We met when I went back to a bar in Golden Gai for lunch last week. She works as a barlady in a couple of bars around the area and we had a really good chat while I was having lunch. I met a couple of other really odd but harmless artist people while I was there. And she really wanted me to teach her English so that she could explain what kind of dance she does to foreigners. She said she'd pay me my usual hourly fee plus give me free drinks, so I agreed.
She has a very distinctive name, so I looked it up on google and found out what kind of dance she does and what kind of crowd she hangs out with. I have to say I was slightly concerned at first that I might find myself getting tangled up in something unpleasant, but then I was like "fuck it, she was really nice."
So I went to the bar she was working at tonight, which is called "Bikini Machine," pretty small and decked out in 70s colours and fur everywhere with loads of bikini-clad female shop-window dummies. And bikini-clad Barbie dolls on all the shelves. My beer was even served in a glass shaped like a woman's body wearing a bikini. We started chatting:
"So, what did you do today?"
"Uhh, first I went to school, then I danced. But it was really bad, I made mistakes."
"Oh? Like what?"
"Well, I fell over."
"So, the kind of dance you do, does it have fixed patterns which you have to get right?"

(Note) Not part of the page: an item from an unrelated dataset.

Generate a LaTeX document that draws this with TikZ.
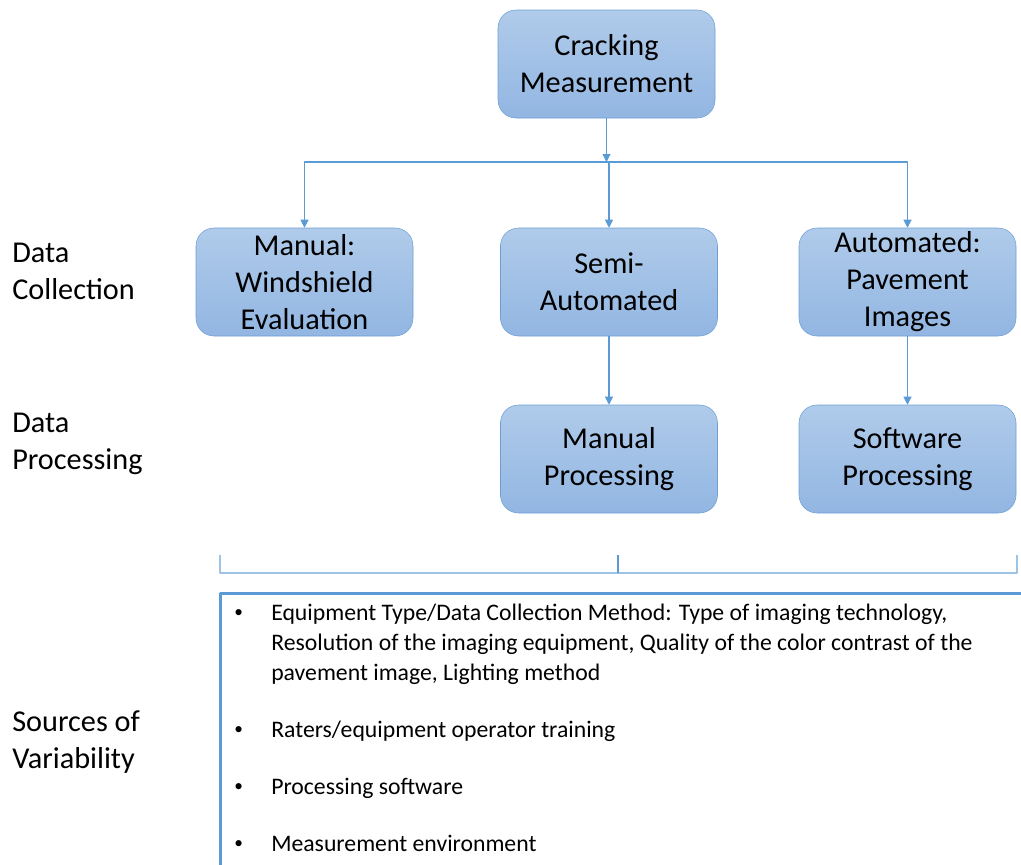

"Well, it's SM, so I wear bondage gear..."
"Essay?"
"SM"
"Uuh, like writing?"
"No. Bondage. Leather. SM."
"OH! S and M! I get it - yeah, Sadomasochism... yeah, for some reason we shorten it to S and M in English."
"Yeah, I have to wear really high heels, and sometimes I fall over."
And so on.
Then, after about half an hour a group of about thirty Japanese people comes piling in, celebrating something and the bar goes from being completely empty to rammed full. So I wait around kind of awkwardly for her to finish serving customers (apparently it never normally gets that busy). It was really odd, because usually I inevitably become the focus of at least one person's attention, if not several - but it was truly like I was invisible. You wonder all your life what it would be like to be a fly on the wall, and for about 20 minutes I was, like some anthropologist living with the natives. Then somehow that changed and I ended up behind the bar serving people for little while. And then I agreed with her that it would be better if I came back on a quieter day.
My walk back to the station was made considerably more enjoyable when I walked past another tiny 10 person bar with a lone salaryman in it doing a karaoke version of Numa Numa (I love this video).